Seth stood at the edge of the wood confused by the phrase the man spoke before the light of the Cropsrim Inn redirected his thoughts to comfort. He could ponder on the words later in bed, he thought.
“Excuse me,” Seth said to the innkeeper. “There was a man outside. I don’t think he was in his right mind.”
“A man? What man?” The woman said.
“He was scrawny and had a scruffy beard and he had…no hands.”
“That sounds like the beggar, Cyble, but Cyble has hands. Are you sure?”
“Yes, I’m sure. He was spouting nonsense when I approached him.”
“The night is playing tricks on you, son. The violet moon is known to do such a thing. It gleams off the red sand of the great plateau and douses this land below in a haze. I’d not worry much about it.”

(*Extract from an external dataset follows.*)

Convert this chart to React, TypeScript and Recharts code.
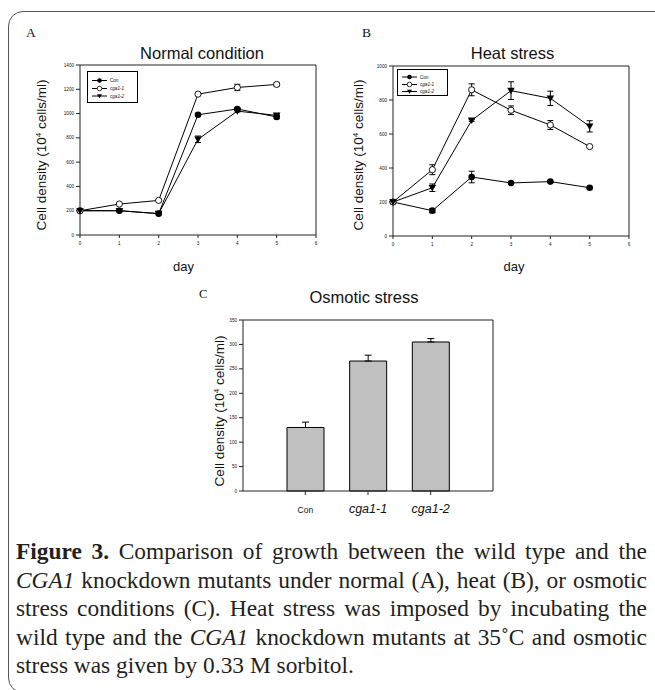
import { LineChart, Line, BarChart, Bar, XAxis, YAxis, ErrorBar, CartesianGrid } from "recharts";

// growth curves, cell density (10^4 cells/ml) by day
const days = [0, 1, 2, 3, 4, 5];
const dayTicks = [0, 1, 2, 3, 4, 5, 6];

const normalCon = [200, 200, 176, 990, 1038, 972];
const normalConErr = [4, 4, 4, 8, 10, 14];
const normalCga11 = [200, 255, 285, 1160, 1215, 1240];
const normalCga11Err = [4, 4, 4, 10, 26, 14];
const normalCga12 = [200, 200, 176, 788, 1020, 985];
const normalCga12Err = [4, 4, 4, 27, 8, 10];
const normalTicks = [0, 200, 400, 600, 800, 1000, 1200, 1400];

const heatCon = [200, 149, 347, 312, 320, 284];
const heatConErr = [4, 12, 34, 4, 4, 4];
const heatCga11 = [200, 390, 860, 740, 653, 526];
const heatCga11Err = [4, 29, 35, 25, 26, 4];
const heatCga12 = [200, 284, 680, 855, 810, 645];
const heatCga12Err = [4, 22, 5, 52, 42, 33];
const heatTicks = [0, 200, 400, 600, 800, 1000];

// osmotic stress bars
const strains = ["Con", "cga1-1", "cga1-2"];
const osmotic = [130, 266, 305];
const osmoticErr = [11, 12, 7];
const osmoticTicks = [0, 50, 100, 150, 200, 250, 300, 350];

const SANS = '"Liberation Sans", Arial, sans-serif';
const SERIF = '"Liberation Serif", "Times New Roman", serif';
const INK = "#111";

const growthRows = (
  con: number[], conErr: number[],
  c1: number[], c1Err: number[],
  c2: number[], c2Err: number[]
) =>
  days.map((day, i) => ({
    day,
    con: con[i], conErr: conErr[i],
    c1: c1[i], c1Err: c1Err[i],
    c2: c2[i], c2Err: c2Err[i],
  }));

const normalRows = growthRows(normalCon, normalConErr, normalCga11, normalCga11Err, normalCga12, normalCga12Err);
const heatRows = growthRows(heatCon, heatConErr, heatCga11, heatCga11Err, heatCga12, heatCga12Err);
const osmoticRows = strains.map((name, i) => ({ name, value: osmotic[i], err: [0, osmoticErr[i]] }));

const tickFont = { fontSize: 4.6, fill: INK, fontFamily: SANS };

// top and right edges of the plot box, taken from the chart's own offset
const topEdge = ({ offset }: any) => [offset.top];
const rightEdge = ({ offset }: any) => [offset.left + offset.width];

const triDot = (p: any) => {
  const { cx, cy, index } = p;
  if (cx == null || cy == null) return <g key={index} />;
  return (
    <path
      key={index}
      d={`M${cx - 3.8},${cy - 2.8} L${cx + 3.8},${cy - 2.8} L${cx},${cy + 3.6} Z`}
      fill="#000"
    />
  );
};

function Marker({ kind, x, y, r }: { kind: number; x: number; y: number; r: number }) {
  if (kind === 0) return <circle cx={x} cy={y} r={r} fill="#000" />;
  if (kind === 1) return <circle cx={x} cy={y} r={r} fill="#fff" stroke="#000" strokeWidth={0.8} />;
  return <path d={`M${x - r * 1.1},${y - r * 0.8} L${x + r * 1.1},${y - r * 0.8} L${x},${y + r} Z`} fill="#000" />;
}

function LegendBox({ left, top, width, height, rows }: { left: number; top: number; width: number; height: number; rows: number[] }) {
  return (
    <svg style={{ position: "absolute", left, top }} width={width} height={height}>
      <rect x={0.5} y={0.5} width={width - 1} height={height - 1} fill="#fff" stroke="#000" strokeWidth={1} />
      {strains.map((name, i) => (
        <g key={name}>
          <line x1={5} x2={20} y1={rows[i]} y2={rows[i]} stroke="#000" strokeWidth={1} />
          <Marker kind={i} x={12.5} y={rows[i]} r={2.3} />
          <text
            x={23}
            y={rows[i] + 1.6}
            fontSize={4.6}
            fontFamily={SANS}
            fontStyle={i === 0 ? "normal" : "italic"}
            fill={INK}
          >
            {name}
          </text>
        </g>
      ))}
    </svg>
  );
}

function GrowthChart({
  rows, ticks, left, top, width, height, margin,
}: {
  rows: any[]; ticks: number[]; left: number; top: number; width: number; height: number;
  margin: { top: number; right: number; bottom: number; left: number };
}) {
  const max = ticks[ticks.length - 1];
  return (
    <div style={{ position: "absolute", left, top }}>
      <LineChart width={width} height={height} data={rows} margin={margin}>
        <CartesianGrid
          stroke="#222" strokeWidth={1} fill="none"
          horizontalCoordinatesGenerator={topEdge}
          verticalCoordinatesGenerator={rightEdge}
        />
        <XAxis
          dataKey="day" type="number" domain={[0, 6]} ticks={dayTicks} height={30}
          tick={tickFont} tickSize={3} tickMargin={3.5}
          axisLine={{ stroke: "#222" }} tickLine={{ stroke: "#222" }}
        />
        <YAxis
          domain={[0, max]} ticks={ticks} width={30} interval={0}
          tick={tickFont} tickSize={4} tickMargin={2}
          axisLine={{ stroke: "#222" }} tickLine={{ stroke: "#222" }}
        />
        <Line
          dataKey="con" type="linear" stroke="#000" strokeWidth={1}
          dot={{ r: 3.3, fill: "#000", stroke: "#000", strokeWidth: 0 }}
          isAnimationActive={false}
        >
          <ErrorBar dataKey="conErr" width={3} stroke="#000" strokeWidth={1} />
        </Line>
        <Line
          dataKey="c1" type="linear" stroke="#000" strokeWidth={1}
          dot={{ r: 3.1, fill: "#fff", stroke: "#000", strokeWidth: 0.9 }}
          isAnimationActive={false}
        >
          <ErrorBar dataKey="c1Err" width={3} stroke="#000" strokeWidth={1} />
        </Line>
        <Line
          dataKey="c2" type="linear" stroke="#000" strokeWidth={1}
          dot={triDot}
          isAnimationActive={false}
        >
          <ErrorBar dataKey="c2Err" width={3} stroke="#000" strokeWidth={1} />
        </Line>
      </LineChart>
    </div>
  );
}

const StrainTick = (props: any) => {
  const { x, y, payload } = props;
  const isCon = payload.value === "Con";
  return (
    <text
      x={x} y={y + 16} textAnchor="middle" fill={INK} fontFamily={SANS}
      fontSize={isCon ? 8.5 : 12.5} fontStyle={isCon ? "normal" : "italic"}
    >
      {payload.value}
    </text>
  );
};

function YLabel({ x, y }: { x: number; y: number }) {
  return (
    <text transform={`translate(${x},${y}) rotate(-90)`} textAnchor="middle" fontSize={13.5} fontFamily={SANS} fill={INK}>
      Cell density (10<tspan fontSize={8} dy={-5.5}>4</tspan>
      <tspan dy={5.5}> cells/ml)</tspan>
    </text>
  );
}

const captionLines = [
  <><b>Figure 3.</b> Comparison of growth between the wild type and the</>,
  <><i>CGA1</i> knockdown mutants under normal (A), heat (B), or osmotic</>,
  <>stress conditions (C). Heat stress was imposed by incubating the</>,
  <>wild type and the <i>CGA1</i> knockdown mutants at 35˚C and osmotic</>,
  <>stress was given by 0.33 M sorbitol.</>,
];

export default function App() {
  return (
    <div style={{ position: "absolute", left: 0, top: 0, width: 655, height: 690, overflow: "hidden", background: "#fff" }}>
      <div
        style={{
          position: "absolute", left: 7.5, top: 11, width: 700, height: 680,
          border: "1.3px solid #555", borderRadius: 15,
        }}
      />

      <GrowthChart
        rows={normalRows} ticks={normalTicks} left={0} top={0} width={330} height={300}
        margin={{ top: 65, right: 14, bottom: 35, left: 50 }}
      />
      <GrowthChart
        rows={heatRows} ticks={heatTicks} left={330} top={0} width={325} height={300}
        margin={{ top: 66, right: 26, bottom: 34, left: 33 }}
      />

      <div style={{ position: "absolute", left: 150, top: 285 }}>
        <BarChart width={360} height={250} data={osmoticRows} margin={{ top: 35, right: 17, bottom: 14, left: 63 }}>
          <CartesianGrid
            stroke="#222" strokeWidth={1} fill="none"
            horizontalCoordinatesGenerator={topEdge}
            verticalCoordinatesGenerator={rightEdge}
          />
          <XAxis
            dataKey="name" height={30} padding={{ left: 31, right: 31 }}
            tick={<StrainTick />} tickSize={4} tickMargin={2} interval={0}
            axisLine={{ stroke: "#222" }} tickLine={{ stroke: "#222" }}
          />
          <YAxis
            domain={[0, 350]} ticks={osmoticTicks} width={30} interval={0}
            tick={tickFont} tickSize={4} tickMargin={2}
            axisLine={{ stroke: "#222" }} tickLine={{ stroke: "#222" }}
          />
          <Bar dataKey="value" barSize={37} fill="#c0c0c0" stroke="#000" strokeWidth={1} isAnimationActive={false}>
            <ErrorBar dataKey="err" width={3.5} stroke="#000" strokeWidth={1} />
          </Bar>
        </BarChart>
      </div>

      <LegendBox left={87} top={71} width={51} height={32} rows={[9.5, 17.5, 25]} />
      <LegendBox left={397} top={69} width={51} height={27} rows={[8, 15.5, 22.5]} />

      <svg style={{ position: "absolute", left: 0, top: 0, pointerEvents: "none" }} width={655} height={690}>
        <text x={26} y={37} fontSize={13.5} fontFamily={SERIF} fill={INK}>A</text>
        <text x={362} y={37} fontSize={13.5} fontFamily={SERIF} fill={INK}>B</text>
        <text x={199} y={298} fontSize={12.5} fontFamily={SERIF} fill={INK}>C</text>

        <text x={202} y={59} textAnchor="middle" fontSize={16.5} fontFamily={SANS} fill={INK}>Normal condition</text>
        <text x={512.5} y={59} textAnchor="middle" fontSize={16.5} fontFamily={SANS} fill={INK}>Heat stress</text>
        <text x={364} y={303} textAnchor="middle" fontSize={16.5} fontFamily={SANS} fill={INK}>Osmotic stress</text>

        <YLabel x={46} y={155} />
        <YLabel x={363} y={155} />
        <YLabel x={224} y={411} />

        <text x={183.5} y={271} textAnchor="middle" fontSize={13} fontFamily={SANS} fill={INK}>day</text>
        <text x={514} y={271} textAnchor="middle" fontSize={13} fontFamily={SANS} fill={INK}>day</text>
      </svg>

      <div
        style={{
          position: "absolute", left: 16, top: 537, width: 631,
          fontFamily: SERIF, fontSize: 23.4, lineHeight: "28.6px", color: "#231f20",
        }}
      >
        {captionLines.map((line, i) => (
          <div
            key={i}
            style={{
              textAlign: "justify",
              textAlignLast: i < captionLines.length - 1 ? "justify" : "left",
              whiteSpace: "nowrap",
            }}
          >
            {line}
          </div>
        ))}
      </div>
    </div>
  );
}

“I’ve felt the strangeness myself. Best to keep indoors ‘til it sets. Speaking of which, are you here for a room?”
Seth’s eyes danced across the counter as his mind followed every path of his thoughts before the man interrupted. “Y…Yes. A room. I’ll only be staying for one night.”
The innkeeper took his coin and gave him a key to a room at the end of the hall. Seth peaked out the window to see the pink moon outside. Its size spooked him and he closed the curtain. Maybe the man was plagued by this violent moon, he thought. But I saw the sliced wrists as well. No hands. The violent moon must have dazed me as well, then. Too much daydreaming at the streams.
He laid down in the bed. His hips and feet reminding him of each and every step he had taken that day. The slopes and flatlands all the same. He drifted into a shallow sleep until the pink hue crept around the edge of the window and reminded him of the man, Cybel. He wondered if he was still babbling somewhere in those dark woods. What was it that he said? …hands upon him, now the world is not so dim.
Seth fell asleep that night not so different from Cybel as he repeated the words over and over in his head like counting sheep. He’d hoped by the end of the next night he would be in the shade of a different moon under the wave of Dune’s Groove.